__Given information__:
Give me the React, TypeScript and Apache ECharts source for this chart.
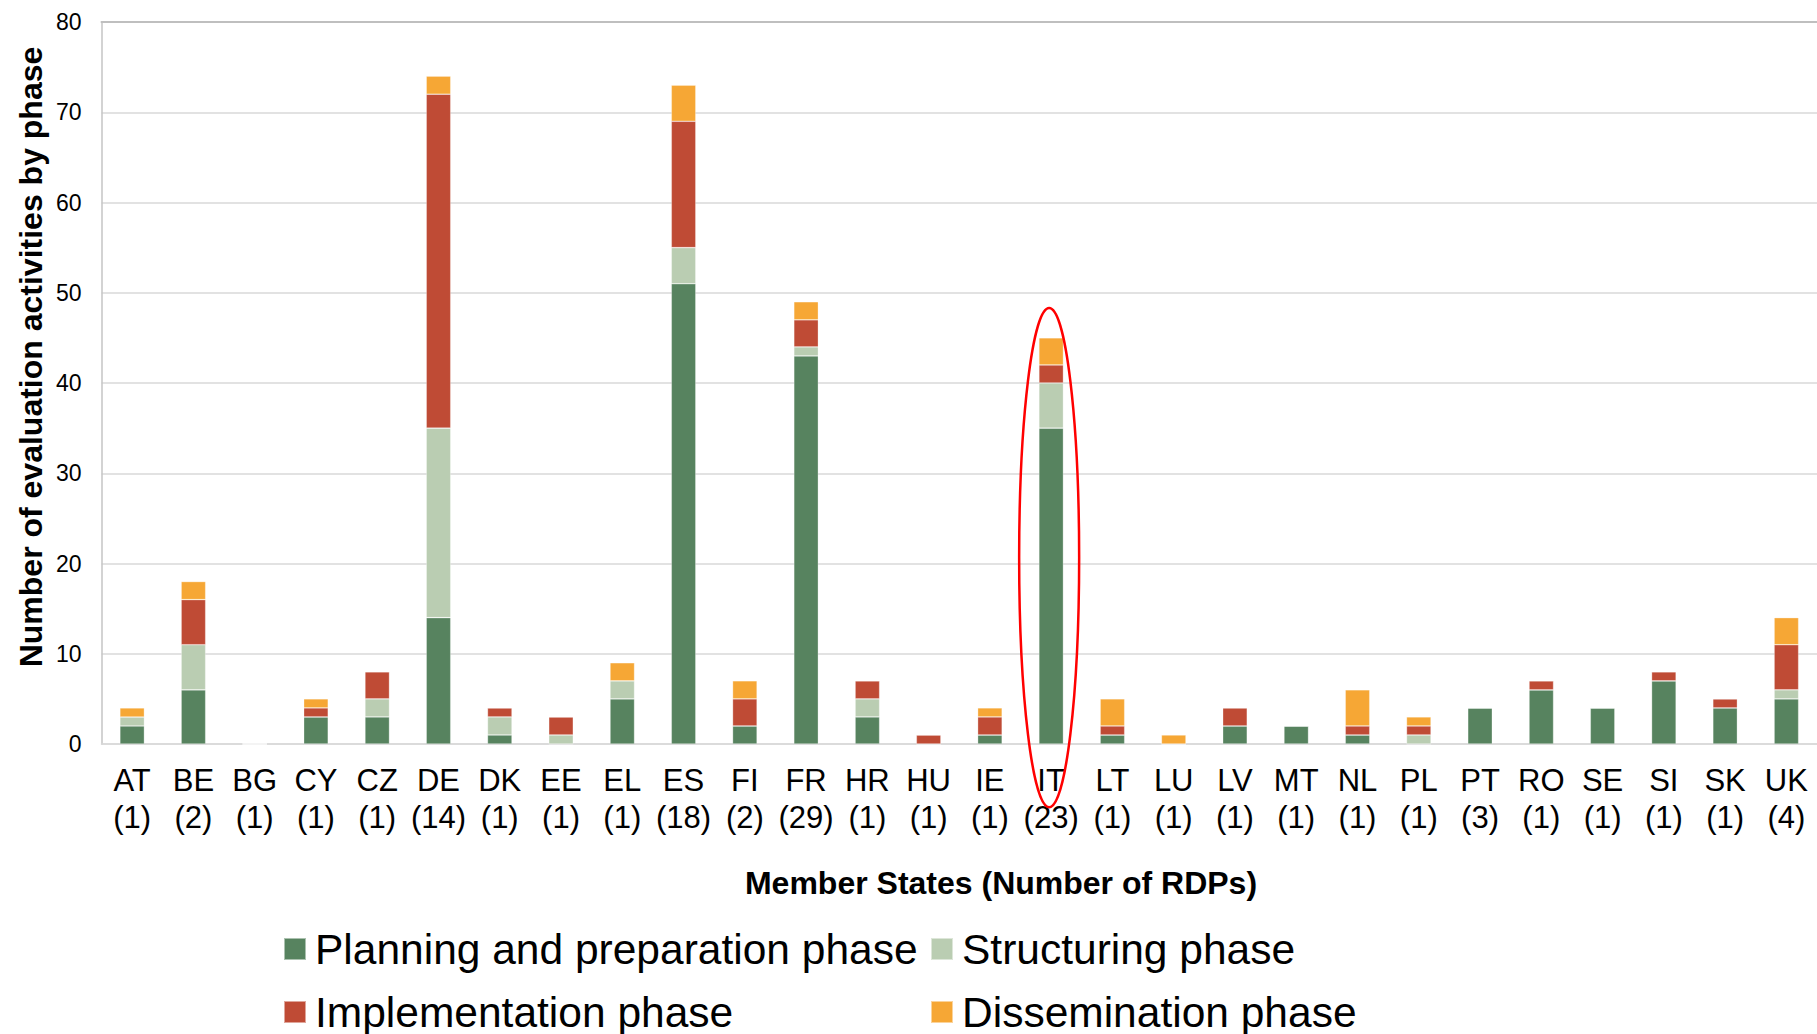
import React, { useEffect, useRef } from "react";
import * as echarts from "echarts";

const countries = ["AT","BE","BG","CY","CZ","DE","DK","EE","EL","ES","FI","FR","HR","HU","IE","IT","LT","LU","LV","MT","NL","PL","PT","RO","SE","SI","SK","UK"];
const rdpCounts = [1,2,1,1,1,14,1,1,1,18,2,29,1,1,1,23,1,1,1,1,1,1,3,1,1,1,1,4];

const planning =       [2,6,0,3,3,14,1,0,5,51,2,43,3,0,1,35,1,0,2,2,1,0,4,6,4,7,4,5];
const structuring =    [1,5,0,0,2,21,2,1,2,4,0,1,2,0,0,5,0,0,0,0,0,1,0,0,0,0,0,1];
const implementation = [0,5,0,1,3,37,1,2,0,14,3,3,2,1,2,2,1,0,2,0,1,1,0,1,0,1,1,5];
const dissemination =  [1,2,0,1,0,2,0,0,2,4,2,2,0,0,1,3,3,1,0,0,4,1,0,0,0,0,0,3];

const seriesNames = ["Planning and preparation phase","Structuring phase","Implementation phase","Dissemination phase"];
const seriesColors = ["#57835F","#BACDB2","#BF4B35","#F6A735"];

const yTicks = { min: 0, max: 80, interval: 10 };
const xTitle = "Member States (Number of RDPs)";
const yTitle = "Number of evaluation activities by phase";
const highlighted = { category: "IT", topValue: 48.3, bottomValue: -7 };

const FONT = "'Liberation Sans', Arial, Helvetica, sans-serif";

export default function App() {
  const ref = useRef<HTMLDivElement>(null);
  useEffect(() => {
    if (!ref.current) return;
    const chart = echarts.init(ref.current, null, { renderer: "svg" });
    const labels = countries.map((c, i) => `${c}\n(${rdpCounts[i]})`);
    const values = [planning, structuring, implementation, dissemination];
    const legendPos = [
      { left: 283, top: 927 },
      { left: 930, top: 927 },
      { left: 283, top: 990 },
      { left: 930, top: 990 },
    ];
    chart.setOption({
      animation: false,
      backgroundColor: "#ffffff",
      grid: { left: 101.5, top: 22, width: 1720, height: 722 },
      legend: seriesNames.map((n, i) => ({
        data: [n],
        left: legendPos[i].left,
        top: legendPos[i].top,
        padding: 0,
        itemWidth: 22,
        itemHeight: 22,
        icon: "rect",
        selectedMode: false,
        textStyle: { fontSize: 42.5, color: "#000", fontFamily: FONT, lineHeight: 44, padding: [0, 0, 0, 4] },
      })),
      xAxis: [
        {
          type: "category",
          data: labels,
          axisLine: { show: true, lineStyle: { color: "#d9d9d9", width: 1.5 } },
          axisTick: { show: false },
          axisLabel: { fontSize: 31, color: "#000", fontFamily: FONT, lineHeight: 37, margin: 18, interval: 0 },
        },
        {
          type: "category",
          data: labels,
          position: "top",
          axisLine: { show: true, lineStyle: { color: "#bfbfbf", width: 2 } },
          axisTick: { show: false },
          axisLabel: { show: false },
        },
      ],
      yAxis: {
        type: "value",
        min: yTicks.min,
        max: yTicks.max,
        interval: yTicks.interval,
        axisLine: { show: true, lineStyle: { color: "#c4c4c4", width: 1.5 } },
        axisTick: { show: false },
        axisLabel: { fontSize: 23, color: "#000", fontFamily: FONT, margin: 20 },
        splitLine: { lineStyle: { color: "#d9d9d9", width: 1.5 } },
      },
      series: seriesNames.map((n, i) => ({
        name: n,
        type: "bar",
        stack: "total",
        barWidth: "40%",
        data: values[i],
        itemStyle: { color: seriesColors[i], borderColor: "rgba(255,255,255,0.5)", borderWidth: 0.6 },
      })),
    });

    const idx = countries.indexOf(highlighted.category);
    const top = chart.convertToPixel({ gridIndex: 0 }, [idx, highlighted.topValue]) as number[];
    const bottom = chart.convertToPixel({ gridIndex: 0 }, [idx, highlighted.bottomValue]) as number[];
    const cx = top[0] - 2;
    const cy = (top[1] + bottom[1]) / 2;
    const ry = (bottom[1] - top[1]) / 2;

    chart.setOption({
      graphic: [
        {
          id: "ytitle",
          type: "text",
          x: 31,
          y: 357,
          rotation: Math.PI / 2,
          style: {
            text: yTitle,
            font: `bold 32px ${FONT}`,
            fill: "#000",
            textAlign: "center",
            textVerticalAlign: "middle",
          },
        },
        {
          id: "xtitle",
          type: "text",
          x: 1001,
          y: 883,
          style: {
            text: xTitle,
            font: `bold 32px ${FONT}`,
            fill: "#000",
            textAlign: "center",
            textVerticalAlign: "middle",
          },
        },
        {
          id: "highlight",
          type: "ellipse",
          shape: { cx, cy, rx: 30, ry },
          style: { fill: "none", stroke: "#ff0000", lineWidth: 2.5 },
          z: 100,
        },
      ],
    });

    return () => chart.dispose();
  }, []);
  return (
    <div
      ref={ref}
      style={{ position: "fixed", left: 0, top: 0, width: 1817, height: 1034, background: "#fff" }}
    />
  );
}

__Instructions to follow__: Take each line of the material that contains the word "React" and list it.

__Right answer__:
Give me the React, TypeScript and Apache ECharts source for this chart.
import React, { useEffect, useRef } from "react";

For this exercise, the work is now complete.